A Sweeter Way to Surprise People with Gifts

| January 7, 2021

The first Surprise Cake was prototyped during Jordan Long’s time at USC Viterbi – now he’s showcasing them on “Shark Tank.”

Jordan Long, USC Viterbi alumni, and his mother created a business called Surprise Cake and appeared on Shark Tank. (Photo/Courtesy of ABC)

USC Viterbi alum, Jordan Long, and his mother created a business called Surprise Cake and appeared on Shark Tank. (Photo/Courtesy of ABC)

It’s a 12-year-old’s birthday party, and she eagerly awaits cutting the cake and opening presents.

She hopes this year will be the year she gets her very first cell phone, but little does she know the surprise to come. As her family and friends sing happy birthday, she blows out her candles and begins to cut into her cake. But suddenly, the cake begins to ring — her new cell phone is in the cake!

Her mother pulls a ring attachment at the base of the cake stand, a hidden cylinder with the present pops out of the cake’s center, et voilà — another Surprise Cake is born.

In July 2018, Liz Charm, and her son, Jordan Long, B.S. ISE ’18, co-founded the Woburn, Massachusetts-based company, Surprise Cake — a cake stand company that surprises people with gifts as they pop out of the cake.

The mother-and-son duo invented and patented the spring-based Popping Cake Stand, that allows people to safely and hide and reveal gifts in a cake.

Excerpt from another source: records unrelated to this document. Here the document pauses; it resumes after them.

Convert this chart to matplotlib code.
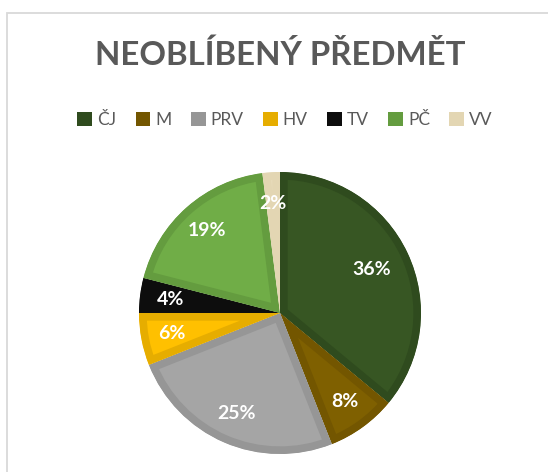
import matplotlib.pyplot as plt
from matplotlib.patches import Patch, Rectangle

# data
predmety = ["ČJ", "M", "PRV", "HV", "TV", "PČ", "VV"]
podiel = [36, 8, 25, 6, 4, 19, 2]
vypln = ["#375623", "#7f6000", "#a5a5a5", "#ffc000", "#0d0d0d", "#70ad47", "#e7dbba"]
okraj = ["#2f4b1e", "#735600", "#969696", "#e6ad00", "#0d0d0d", "#649c3f", "#e3d6b3"]

W, H = 548, 472
fig = plt.figure(figsize=(W / 100, H / 100), dpi=100)
fig.patch.set_facecolor("white")

# ram grafu
fig.add_artist(Rectangle((6.5 / W, -0.1), 1.2, (H - 12.5) / H + 0.1,
                         transform=fig.transFigure, fill=False,
                         edgecolor="#d9d9d9", linewidth=1.3))

fig.text(280 / W, 1 - 55 / H, "NEOBLÍBENÝ PŘEDMĚT", ha="center", va="center",
         fontsize=23.8, fontweight="bold", color="#595959", family=["Lato", "DejaVu Sans"])

cx, cy, r = 280, 313, 141
ax = fig.add_axes([(cx - r) / W, (H - cy - r) / H, 2 * r / W, 2 * r / H])
wedges, texts, autotexts = ax.pie(
    podiel, startangle=90, counterclock=False, radius=1,
    colors=vypln, autopct=lambda p: f"{p:.0f}%", pctdistance=0.78,
    textprops=dict(color="white", fontsize=14, fontweight="bold",
                   family=["Lato", "DejaVu Sans"]),
)
# vnutorny okraj vysekov (ako v Exceli)
for w, ec in zip(wedges, okraj):
    w.set_edgecolor(ec)
    w.set_linewidth(11)
    w.set_clip_on(True)
    w.set_clip_path(w)
# 36% je v Exceli trochu blizsie k stredu
x0, y0 = autotexts[0].get_position()
autotexts[0].set_position((x0 * 0.72 / 0.78, y0 * 0.72 / 0.78))
ax.set_xlim(-1, 1)
ax.set_ylim(-1, 1)
ax.axis("off")

handles = [Patch(facecolor=c, edgecolor="none") for c in okraj]
fig.legend(handles, predmety, loc="center", bbox_to_anchor=(285 / W, 1 - 120 / H),
           ncol=len(predmety), frameon=False, handlelength=0.85, handleheight=0.85,
           handletextpad=0.3, columnspacing=1.1,
           prop=dict(family=["Lato", "DejaVu Sans"], size=12.5), labelcolor="#595959")

plt.savefig("out.png", dpi=100)
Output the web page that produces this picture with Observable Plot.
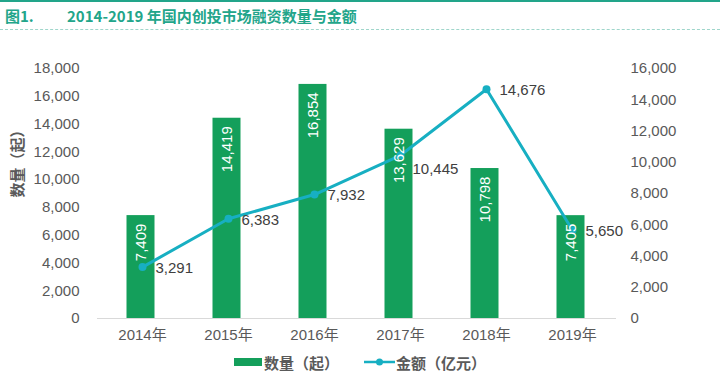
<!DOCTYPE html>
<html><head><meta charset="utf-8">
<script src="https://cdn.jsdelivr.net/npm/d3@7"></script>
<script src="https://cdn.jsdelivr.net/npm/@observablehq/plot@0.6"></script>
<style>
body{margin:0;background:#fff;font-family:"Liberation Sans","Noto Sans CJK SC",sans-serif;}
#wrap{width:720px;height:375px;position:relative;overflow:hidden;background:#fff}
#title{position:absolute;left:0;top:0;width:720px;height:30px;border-top:2px solid #22a58a;border-bottom:1px dashed #9fd6cb;box-sizing:border-box;color:#22a58a;font-weight:bold;font-size:15px;font-family:"Noto Sans CJK SC",sans-serif;}
#title span{position:absolute;top:4px;line-height:20px}
#chart{position:absolute;left:0;top:30px}
#legend{position:absolute;left:0;top:352px;width:720px;height:20px;display:flex;justify-content:center;align-items:center;font-size:15px;font-weight:bold;color:#5a5a5a;font-family:"Noto Sans CJK SC",sans-serif;}
#legend .item{display:flex;align-items:center}
</style></head>
<body><div id="wrap">
<div id="title"><span style="left:5px">图1.</span><span style="left:67px">2014-2019 年国内创投市场融资数量与金额</span></div>
<div id="chart"></div>
<div id="legend">
  <div class="item"><svg width="28" height="8"><rect width="28" height="8" fill="#149f5b"/></svg><span style="margin-left:2px">数量（起）</span></div>
  <div class="item" style="margin-left:25px"><svg width="31" height="10"><line x1="0" x2="31" y1="5" y2="5" stroke="#17afc2" stroke-width="2.5"/><circle cx="15.5" cy="5" r="3.5" fill="#17afc2"/></svg><span style="margin-left:1px">金额（亿元）</span></div>
</div>
</div>
<script>
const years = ["2014年","2015年","2016年","2017年","2018年","2019年"];
const counts = [7409, 14419, 16854, 13629, 10798, 7405];
const amounts = [3291, 6383, 7932, 10445, 14676, 5650];
const leftTicks = [0,2000,4000,6000,8000,10000,12000,14000,16000,18000];
const rightTicks = [0,2000,4000,6000,8000,10000,12000,14000,16000];

const leftMax = 18000, rightMax = 16000;
const k = leftMax / rightMax;
const fmt = d3.format(",");
const data = years.map((y, i) => ({year: y, count: counts[i], amount: amounts[i], amountY: amounts[i] * k}));

const barColor = "#149f5b", lineColor = "#17afc2";

const chart = Plot.plot({
  width: 720,
  height: 315,
  marginLeft: 97,
  marginRight: 104,
  marginTop: 38,
  marginBottom: 27,
  style: {fontSize: "15px", fontFamily: '"Liberation Sans","Noto Sans CJK SC",sans-serif', color: "#595959", background: "transparent"},
  x: {domain: years, paddingInner: 0.68, paddingOuter: 0.34, axis: null},
  y: {domain: [0, leftMax], axis: null},
  marks: [
    Plot.barY(data, {x: "year", y: "count", fill: barColor, dx: -1.5}),
    Plot.ruleY([0], {stroke: "#d9d9d9", strokeWidth: 1}),
    Plot.axisX({tickSize: 0, tickPadding: 11, label: null, fontSize: 15}),
    Plot.axisY({ticks: leftTicks, anchor: "left", tickSize: 0, tickPadding: 18, tickFormat: fmt, label: null}),
    Plot.axisY({ticks: rightTicks.map(v => v * k), anchor: "right", tickSize: 0, tickPadding: 14, tickFormat: d => fmt(Math.round(d / k)), label: null}),
    Plot.text(["数量（起）"], {frameAnchor: "left", rotate: -90, dx: -79, dy: 4, fill: "#5a5a5a", fontSize: 15, fontWeight: "bold", fontFamily: '"Noto Sans CJK SC",sans-serif'}),
    Plot.line(data, {x: "year", y: "amountY", stroke: lineColor, strokeWidth: 3}),
    Plot.dot(data, {x: "year", y: "amountY", r: 4, fill: lineColor}),
    Plot.text(data, {x: "year", y: "count", text: d => fmt(d.count), rotate: -90, textAnchor: "end", lineAnchor: "middle", dy: 8, dx: -1.5, fill: "white", fontSize: 15}),
    Plot.text(data.filter(d => d.year !== "2017年"), {x: "year", y: "amountY", text: d => fmt(d.amount), textAnchor: "start", dx: 13, dy: 1, fill: "#404040", fontSize: 15}),
    Plot.text(data.filter(d => d.year === "2017年"), {x: "year", y: "amountY", text: d => fmt(d.amount), textAnchor: "start", dx: 12, dy: 14, fill: "#404040", fontSize: 15})
  ]
});
document.getElementById("chart").appendChild(chart);
</script>
</body></html>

“We created a really fun way to hide gifts inside of a spring-loaded cake stand,” Long said.  “It gives the illusion that the gift is popping through the cake when really it is popping through the cake stand.”

Surprise Cake has received national attention. The “Today Show” called the product one of “6 Insta-famous inventions you should have on your radar“. Surprise Cake also popped up on “Good Morning America” and in the Boston Globe. Cofounders Charm and Long recently appeared on “Shark Tank”, an entrepreneurial themed reality show where businesses look for investors.

Surprise Cake expects to surpass $1 million in sales by the end of 2020.

 

Surprise Cake in Action

Once the popping stand arrives at the customer’s home, all they have to do is assemble it in a three-step process. Customers can use a homemade or store-bought cake, hollow out the center, place the filled cylinder, called a gift pod, inside and decorate the top of the cake to hide it. The gift pod pops out of the layers of cake and frosting with the pull of a ring at the base of the stand.

The cake stand has proven especially popular for birthday parties, Long said. However, customers have used them for gender and pregnancy reveals. Some creative types have even used the product to hide elves in cake before Christmas, chocolate coins for Hanukkah, or to pop the question for marriage.

“We like to say our market is anyone who celebrates anything!” Long said. “The list goes on. It wouldn’t be a party without cake and gifts, so it could be used for any and all celebrations.”

They even have add-on features to the cake stand such as a Jack-in-the-box musical trigger, a cupcake kit and a cake carrier that allows you to modify the existing stand.

Long worked on this cake stand during his junior and senior years at the USC Viterbi School of Engineering, eventually creating a prototype.

Long (left) and Charm (right) are holding their product, the Popping Cake Stand. (Photo/Courtesy of Jordan Long)

“As an industrial engineer, I learned how to run a company in a ‘lean’ way. For an online business that is growing extremely fast, proper inventory planning is essential. USC Viterbi taught me the skills to keep my business operating efficiently and also taught me how to approach and solve difficult problems,” he said. “I designed an early prototype, a mini version of the popping stand, using the school’s 3-D printers. It was really cool to see the popping stand finally come to life, and today, I still use a lot of the lessons I learned during my years at USC.”

Long works full-time at Surprise Cake alongside with his mother. In addition to the engineering know-how he brings to the company, Long works in product development, marketing, branding, sales, as well as some customer service.

Surprise Cake on “Shark Tank”

Of the 40,000 companies that apply each year to “Shark Tank,” only 100 make the cut; Surprise Cake was one of them. This past September, Long and Charm made their Surprise Cake pitch before five moguls in the business realm: Barbara Corcoran, Mark Cuban, Lori Greiner, Daymond John and Kevin O’Leary,

The Sharks complimented Surprise Cake but passed on investing in the business.

Still, Long said that his and his mother’s confidence remains strong.

“Our goal was to show America how fun Surprise Cake is, and we definitely feel that was accomplished,” Long added. “Appearing on Shark Tank was literally a dream come true. As far as marketing, 10 minutes of primetime television is every business’s dream. It took a lot of hard work, time, and effort to get to air, but we did it and we are so grateful for the opportunity.”

The mother-son duo have big plans for their future and hope to expand their business.
“We are going to do everything it takes to create a one-stop shop for Surprise Cake, which will include the cakes, gifts, and of course the Popping Cake Stand,” Long said.